- **What the exercise asks**
Restate the listing that follows word for word, without its pictures.
-------- Data provided
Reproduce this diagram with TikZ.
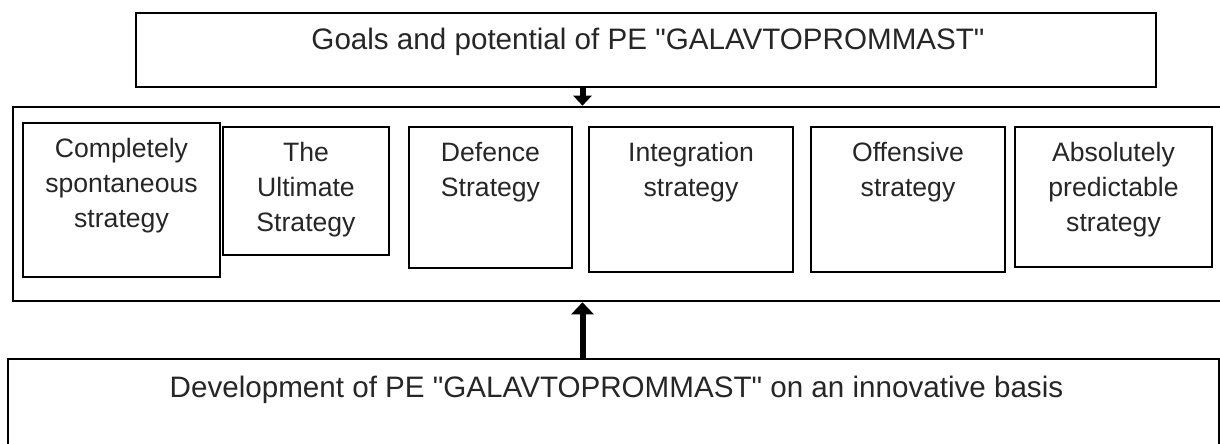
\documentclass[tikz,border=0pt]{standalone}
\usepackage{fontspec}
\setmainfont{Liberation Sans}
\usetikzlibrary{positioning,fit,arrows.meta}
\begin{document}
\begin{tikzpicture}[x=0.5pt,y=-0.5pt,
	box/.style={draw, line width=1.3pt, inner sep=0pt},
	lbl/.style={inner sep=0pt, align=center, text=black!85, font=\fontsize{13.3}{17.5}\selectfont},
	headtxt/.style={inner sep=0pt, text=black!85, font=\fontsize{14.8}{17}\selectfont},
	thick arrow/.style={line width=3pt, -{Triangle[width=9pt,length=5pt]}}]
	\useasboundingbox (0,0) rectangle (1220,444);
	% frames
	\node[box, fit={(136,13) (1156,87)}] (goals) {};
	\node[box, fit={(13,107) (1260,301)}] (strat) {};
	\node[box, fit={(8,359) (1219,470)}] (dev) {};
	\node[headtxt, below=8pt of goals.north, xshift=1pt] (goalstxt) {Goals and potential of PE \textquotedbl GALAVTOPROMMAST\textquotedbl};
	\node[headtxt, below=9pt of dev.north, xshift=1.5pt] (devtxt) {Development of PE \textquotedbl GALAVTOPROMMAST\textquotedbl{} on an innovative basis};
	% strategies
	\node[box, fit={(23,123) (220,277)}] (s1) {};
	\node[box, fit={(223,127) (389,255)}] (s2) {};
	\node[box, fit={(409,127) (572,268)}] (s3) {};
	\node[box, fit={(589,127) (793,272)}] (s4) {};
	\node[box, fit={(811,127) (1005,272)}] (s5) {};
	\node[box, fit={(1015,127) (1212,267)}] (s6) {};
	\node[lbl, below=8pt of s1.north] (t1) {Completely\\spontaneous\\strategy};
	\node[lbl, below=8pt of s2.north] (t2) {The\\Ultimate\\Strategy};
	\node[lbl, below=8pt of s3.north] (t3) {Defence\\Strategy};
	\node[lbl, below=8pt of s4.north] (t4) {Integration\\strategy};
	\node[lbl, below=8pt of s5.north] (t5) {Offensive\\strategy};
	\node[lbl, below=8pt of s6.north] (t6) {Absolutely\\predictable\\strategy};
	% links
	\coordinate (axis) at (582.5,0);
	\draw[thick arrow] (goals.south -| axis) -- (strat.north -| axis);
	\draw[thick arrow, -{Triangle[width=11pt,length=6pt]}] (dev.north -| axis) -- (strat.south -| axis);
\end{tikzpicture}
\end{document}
----------------
- **Exercise answer**
Reproduce this diagram with TikZ.
\documentclass[tikz,border=0pt]{standalone}
\usepackage{fontspec}
\setmainfont{Liberation Sans}
\usetikzlibrary{positioning,fit,arrows.meta}
\begin{document}
\begin{tikzpicture}[x=0.5pt,y=-0.5pt,
	box/.style={draw, line width=1.3pt, inner sep=0pt},
	lbl/.style={inner sep=0pt, align=center, text=black!85, font=\fontsize{13.3}{17.5}\selectfont},
	headtxt/.style={inner sep=0pt, text=black!85, font=\fontsize{14.8}{17}\selectfont},
	thick arrow/.style={line width=3pt, -{Triangle[width=9pt,length=5pt]}}]
	\useasboundingbox (0,0) rectangle (1220,444);
	% frames
	\node[box, fit={(136,13) (1156,87)}] (goals) {};
	\node[box, fit={(13,107) (1260,301)}] (strat) {};
	\node[box, fit={(8,359) (1219,470)}] (dev) {};
	\node[headtxt, below=8pt of goals.north, xshift=1pt] (goalstxt) {Goals and potential of PE \textquotedbl GALAVTOPROMMAST\textquotedbl};
	\node[headtxt, below=9pt of dev.north, xshift=1.5pt] (devtxt) {Development of PE \textquotedbl GALAVTOPROMMAST\textquotedbl{} on an innovative basis};
	% strategies
	\node[box, fit={(23,123) (220,277)}] (s1) {};
	\node[box, fit={(223,127) (389,255)}] (s2) {};
	\node[box, fit={(409,127) (572,268)}] (s3) {};
	\node[box, fit={(589,127) (793,272)}] (s4) {};
	\node[box, fit={(811,127) (1005,272)}] (s5) {};
	\node[box, fit={(1015,127) (1212,267)}] (s6) {};
	\node[lbl, below=8pt of s1.north] (t1) {Completely\\spontaneous\\strategy};
	\node[lbl, below=8pt of s2.north] (t2) {The\\Ultimate\\Strategy};
	\node[lbl, below=8pt of s3.north] (t3) {Defence\\Strategy};
	\node[lbl, below=8pt of s4.north] (t4) {Integration\\strategy};
	\node[lbl, below=8pt of s5.north] (t5) {Offensive\\strategy};
	\node[lbl, below=8pt of s6.north] (t6) {Absolutely\\predictable\\strategy};
	% links
	\coordinate (axis) at (582.5,0);
	\draw[thick arrow] (goals.south -| axis) -- (strat.north -| axis);
	\draw[thick arrow, -{Triangle[width=11pt,length=6pt]}] (dev.north -| axis) -- (strat.south -| axis);
\end{tikzpicture}
\end{document}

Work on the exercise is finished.